DANCE OF DEATH
(EMI – Settembre 2003)
Fatta pace con i fan e sistemate le cose anche con loro stessi, agli Iron non rimaneva che fare un altro album. La strada sembrava in discesa, ma era una discesa piena di curve: non ci si deve occupare di accelerare, ma gli errori si pagano più cari. Il margine in cui la band poteva muoversi con il tredicesimo album era stretto: era importante mantenere l’impatto di BRAVE NEW WORLD, ma non rinnegare l’input progressivo avvenuto da SEVENTH SON OF A SEVENTH SON in poi, evitando al contempo di copiare se stessi. Nonostante le difficoltà, DANCE OF DEATH supera gli ostacoli, spendendo però tutte le energie nel cercare di farlo. Il risultato è un album che formalmente non mostra errori tra quelli che si potevano commettere – salvo, forse, la brutta copertina – ma che a livello di songwriting ‘spicca’ di meno del predecessore.
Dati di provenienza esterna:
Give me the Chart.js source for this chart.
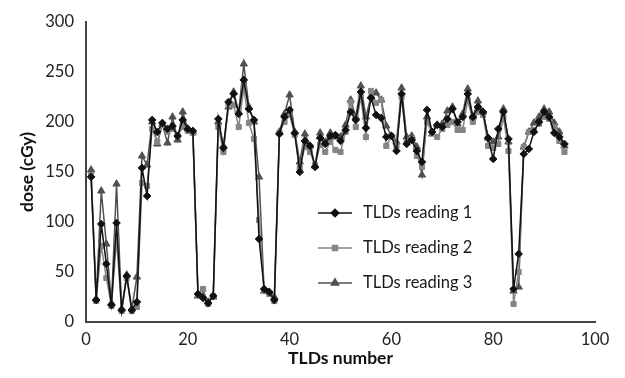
<!DOCTYPE html>
<html lang="en">
<head>
  <meta charset="UTF-8">
  <title>TLDs readings</title>
  <script src="https://cdn.jsdelivr.net/npm/chart.js"></script>
  <style>
    html, body {
      margin: 0;
      padding: 0;
      background: #fff;
    }
    .wrap {
      width: 625px;
      height: 378px;
    }
  </style>
</head>
<body>
<div class="wrap">
  <canvas id="doseChart" width="625" height="378"></canvas>
</div>

<script>
// TLD number (x axis)
const tldNumbers = [
  1, 2, 3, 4, 5, 6, 7, 8, 9, 10, 11, 12, 13, 14, 15, 16, 17, 18, 19, 20,
  21, 22, 23, 24, 25, 26, 27, 28, 29, 30, 31, 32, 33, 34, 35, 36, 37, 38, 39, 40,
  41, 42, 43, 44, 45, 46, 47, 48, 49, 50, 51, 52, 53, 54, 55, 56, 57, 58, 59, 60,
  61, 62, 63, 64, 65, 66, 67, 68, 69, 70, 71, 72, 73, 74, 75, 76, 77, 78, 79, 80,
  81, 82, 83, 84, 85, 86, 87, 88, 89, 90, 91, 92, 93, 94
];

// dose (cGy)
const reading1 = [
  145, 22, 98, 58, 17, 99, 12, 46, 12, 20, 154, 126, 202, 190, 199, 193, 196, 186, 202, 193,
  191, 28, 24, 19, 26, 203, 174, 220, 228, 208, 242, 213, 202, 83, 33, 30, 22, 188, 205, 212,
  189, 150, 181, 176, 155, 184, 178, 186, 187, 181, 192, 210, 202, 230, 194, 224, 207, 204, 185, 186,
  171, 228, 178, 182, 171, 160, 212, 190, 197, 195, 203, 213, 200, 205, 228, 205, 215, 210, 184, 163,
  193, 210, 183, 33, 68, 168, 173, 190, 200, 210, 205, 189, 185, 178
];
const reading2 = [
  147, 21, 76, 44, 16, 83, 11, 44, 11, 15, 139, 136, 193, 180, 197, 190, 193, 186, 195, 191,
  189, 27, 33, 18, 26, 195, 170, 217, 217, 195, 234, 199, 183, 102, 31, 28, 21, 189, 200, 207,
  187, 154, 175, 170, 157, 177, 170, 180, 172, 170, 190, 220, 195, 225, 185, 231, 219, 222, 176, 186,
  176, 225, 179, 183, 166, 155, 200, 189, 185, 193, 197, 200, 192, 192, 222, 200, 210, 207, 176, 174,
  178, 205, 171, 18, 50, 175, 190, 192, 198, 205, 203, 195, 181, 170
];
const reading3 = [
  152, 23, 131, 78, 19, 138, 13, 47, 13, 45, 166, 157, 200, 178, 198, 179, 205, 182, 210, 193,
  190, 26, 26, 20, 25, 200, 176, 215, 230, 210, 258, 215, 200, 145, 31, 30, 25, 190, 208, 227,
  190, 160, 188, 176, 156, 189, 180, 189, 185, 185, 197, 222, 205, 236, 205, 226, 229, 222, 196, 186,
  180, 234, 185, 186, 175, 147, 205, 188, 197, 198, 211, 215, 198, 208, 233, 205, 221, 210, 184, 180,
  185, 213, 180, 31, 35, 175, 190, 199, 205, 213, 210, 199, 190, 176
];

const seriesLabels = ['TLDs reading 1', 'TLDs reading 2', 'TLDs reading 3'];
const xTitle = 'TLDs number';
const yTitle = 'dose (cGy)';

const FONT = 'Lato, "Open Sans", sans-serif';

function toPoints(values) {
  return values.map((v, i) => ({ x: tldNumbers[i], y: v }));
}

// legend drawn inside the plot, like the original figure
const insideLegend = {
  id: 'insideLegend',
  afterDatasetsDraw(chart, args, opts) {
    const ctx = chart.ctx;
    ctx.save();
    chart.data.datasets.forEach((ds, i) => {
      const y = opts.y0 + i * opts.gap;
      ctx.strokeStyle = ds.borderColor;
      ctx.fillStyle = ds.borderColor;
      ctx.lineWidth = 1.5;
      ctx.beginPath();
      ctx.moveTo(opts.x0, y);
      ctx.lineTo(opts.x0 + opts.lineLen, y);
      ctx.stroke();
      Chart.helpers.drawPoint(ctx, {
        pointStyle: ds.pointStyle,
        radius: ds.pointRadius,
        borderWidth: 1
      }, opts.x0 + opts.lineLen / 2, y);
      ctx.fillStyle = '#1a1a1a';
      ctx.font = '16.5px ' + FONT;
      ctx.textBaseline = 'middle';
      ctx.textAlign = 'left';
      ctx.fillText(ds.label, opts.x0 + opts.lineLen + 11, y);
    });
    ctx.restore();
  }
};

const styles = [
  { color: '#111111', point: 'rectRot', r: 3.8 },
  { color: '#858585', point: 'rect', r: 3.6 },
  { color: '#505050', point: 'triangle', r: 4.2 }
];
const readings = [reading1, reading2, reading3];

const datasets = readings.map((vals, i) => ({
  label: seriesLabels[i],
  data: toPoints(vals),
  borderColor: styles[i].color,
  backgroundColor: styles[i].color,
  pointBackgroundColor: styles[i].color,
  pointBorderColor: styles[i].color,
  pointStyle: styles[i].point,
  pointRadius: styles[i].r,
  pointBorderWidth: 1,
  borderWidth: 1.5,
  tension: 0,
  fill: false,
  order: i // reading 1 on top
}));

const ctx = document.getElementById('doseChart').getContext('2d');
new Chart(ctx, {
  type: 'line',
  data: { datasets },
  options: {
    responsive: false,
    animation: false,
    layout: { padding: { left: 0, right: 30, top: 12, bottom: 0 } },
    plugins: {
      legend: { display: false },
      tooltip: { enabled: false },
      insideLegend: { x0: 318, y0: 213, gap: 35, lineLen: 34 }
    },
    scales: {
      x: {
        type: 'linear',
        min: 0,
        max: 100,
        ticks: { stepSize: 20, color: '#222', padding: 8, font: { family: FONT, size: 16.5 } },
        grid: { display: false, drawTicks: false },
        border: { color: '#444', width: 2 },
        title: {
          display: true,
          text: xTitle,
          color: '#111',
          padding: { top: 0, bottom: 9.5 },
          font: { family: FONT, size: 17.5, weight: 'bold' }
        },
        afterFit(scale) { scale.height = 56; }
      },
      y: {
        min: 0,
        max: 300,
        ticks: { stepSize: 50, color: '#222', padding: 12, font: { family: FONT, size: 16.5 } },
        grid: { display: false, drawTicks: false },
        border: { color: '#444', width: 2 },
        title: {
          display: true,
          text: yTitle,
          color: '#111',
          padding: { top: 16.5, bottom: 0 },
          font: { family: FONT, size: 17.5, weight: 'bold' }
        },
        afterFit(scale) { scale.width = 86; }
      }
    }
  },
  plugins: [insideLegend]
});
</script>
</body>
</html>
La struttura è simile a quella di BRAVE NEW WORLD e un paio di brani dal forte piglio live introducono le danze, ma già dalla terza traccia si assiste a un pezzo più lungo e diluito come No More Lies, che rimanda allo stile degli Iron più progressivo. La titletrack è però un piccolo capolavoro del nuovo corso, e la coppia Paschendale/Montsegur entra nei favori di molti grazie ai testi basati su avvenimenti storici, un classico della band. Una parziale novità la si trova in Journeyman, unico brano esclusivamente acustico in carriera dei Maiden, ma per il resto il disco si muove su coordinate del tutto coerenti con BRAVE NEW WORLD, mostrando un cammino all’insegna della continuità.